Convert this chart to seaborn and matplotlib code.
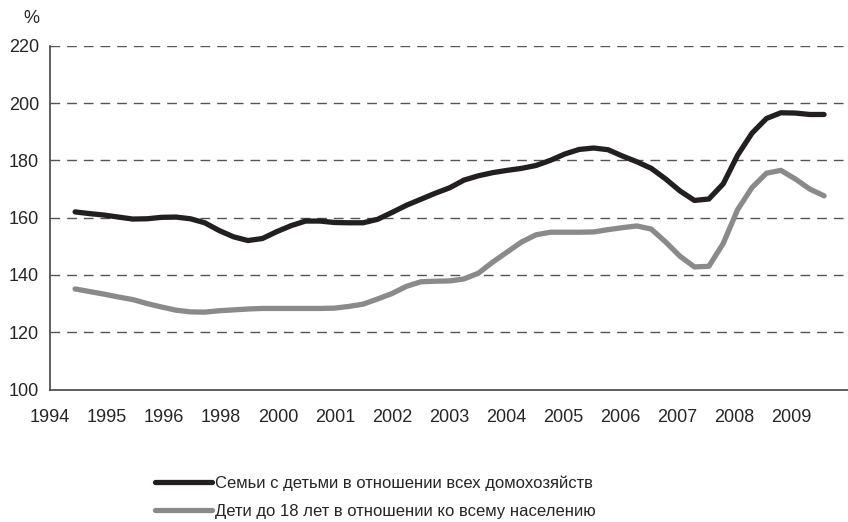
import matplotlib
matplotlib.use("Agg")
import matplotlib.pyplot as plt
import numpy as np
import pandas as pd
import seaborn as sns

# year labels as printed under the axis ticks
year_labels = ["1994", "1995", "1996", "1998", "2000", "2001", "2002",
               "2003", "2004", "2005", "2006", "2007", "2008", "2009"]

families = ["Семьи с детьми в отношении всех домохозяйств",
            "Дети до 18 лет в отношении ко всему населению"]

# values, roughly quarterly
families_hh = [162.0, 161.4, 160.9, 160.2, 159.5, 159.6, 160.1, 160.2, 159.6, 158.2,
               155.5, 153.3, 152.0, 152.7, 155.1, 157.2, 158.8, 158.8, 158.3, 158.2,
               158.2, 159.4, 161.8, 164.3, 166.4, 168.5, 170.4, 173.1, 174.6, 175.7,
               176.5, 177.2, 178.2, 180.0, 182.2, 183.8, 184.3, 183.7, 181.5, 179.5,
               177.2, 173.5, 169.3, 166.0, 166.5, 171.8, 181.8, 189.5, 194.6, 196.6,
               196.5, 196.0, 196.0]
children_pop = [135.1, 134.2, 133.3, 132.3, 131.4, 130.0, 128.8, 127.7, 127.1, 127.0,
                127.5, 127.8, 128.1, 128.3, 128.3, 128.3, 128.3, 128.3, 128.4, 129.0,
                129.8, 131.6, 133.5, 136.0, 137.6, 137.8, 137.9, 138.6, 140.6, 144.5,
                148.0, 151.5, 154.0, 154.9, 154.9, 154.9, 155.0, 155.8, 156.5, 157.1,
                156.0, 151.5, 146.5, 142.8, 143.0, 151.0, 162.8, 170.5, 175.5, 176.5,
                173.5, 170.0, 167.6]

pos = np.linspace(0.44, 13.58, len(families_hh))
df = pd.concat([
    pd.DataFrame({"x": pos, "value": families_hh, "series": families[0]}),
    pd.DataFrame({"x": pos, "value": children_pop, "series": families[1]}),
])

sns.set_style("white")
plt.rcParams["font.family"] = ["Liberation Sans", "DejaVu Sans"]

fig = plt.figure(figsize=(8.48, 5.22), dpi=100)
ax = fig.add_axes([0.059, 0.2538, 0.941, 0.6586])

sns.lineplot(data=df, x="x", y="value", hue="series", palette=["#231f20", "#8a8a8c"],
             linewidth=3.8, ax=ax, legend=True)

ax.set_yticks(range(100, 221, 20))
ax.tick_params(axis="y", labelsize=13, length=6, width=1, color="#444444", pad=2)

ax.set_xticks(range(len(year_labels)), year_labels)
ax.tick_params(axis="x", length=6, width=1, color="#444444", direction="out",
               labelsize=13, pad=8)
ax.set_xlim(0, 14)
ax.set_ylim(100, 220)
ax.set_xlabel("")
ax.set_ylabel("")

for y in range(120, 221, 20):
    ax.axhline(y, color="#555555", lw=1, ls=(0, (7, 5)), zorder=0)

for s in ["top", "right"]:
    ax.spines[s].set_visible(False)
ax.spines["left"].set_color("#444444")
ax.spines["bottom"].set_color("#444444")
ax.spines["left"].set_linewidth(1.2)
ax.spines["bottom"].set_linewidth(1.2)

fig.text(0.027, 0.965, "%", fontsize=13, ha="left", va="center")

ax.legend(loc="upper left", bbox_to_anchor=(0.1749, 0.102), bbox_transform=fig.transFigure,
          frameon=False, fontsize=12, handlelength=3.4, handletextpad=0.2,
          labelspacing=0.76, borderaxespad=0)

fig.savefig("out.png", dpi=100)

※ ※ ※

Request:
Write out, word for word, the lines from the start of the data through the one holding "лет в отношении". Omit pictures.

Result of this exercise:
Convert this chart to seaborn and matplotlib code.
import matplotlib
matplotlib.use("Agg")
import matplotlib.pyplot as plt
import numpy as np
import pandas as pd
import seaborn as sns

# year labels as printed under the axis ticks
year_labels = ["1994", "1995", "1996", "1998", "2000", "2001", "2002",
               "2003", "2004", "2005", "2006", "2007", "2008", "2009"]

families = ["Семьи с детьми в отношении всех домохозяйств",
            "Дети до 18 лет в отношении ко всему населению"]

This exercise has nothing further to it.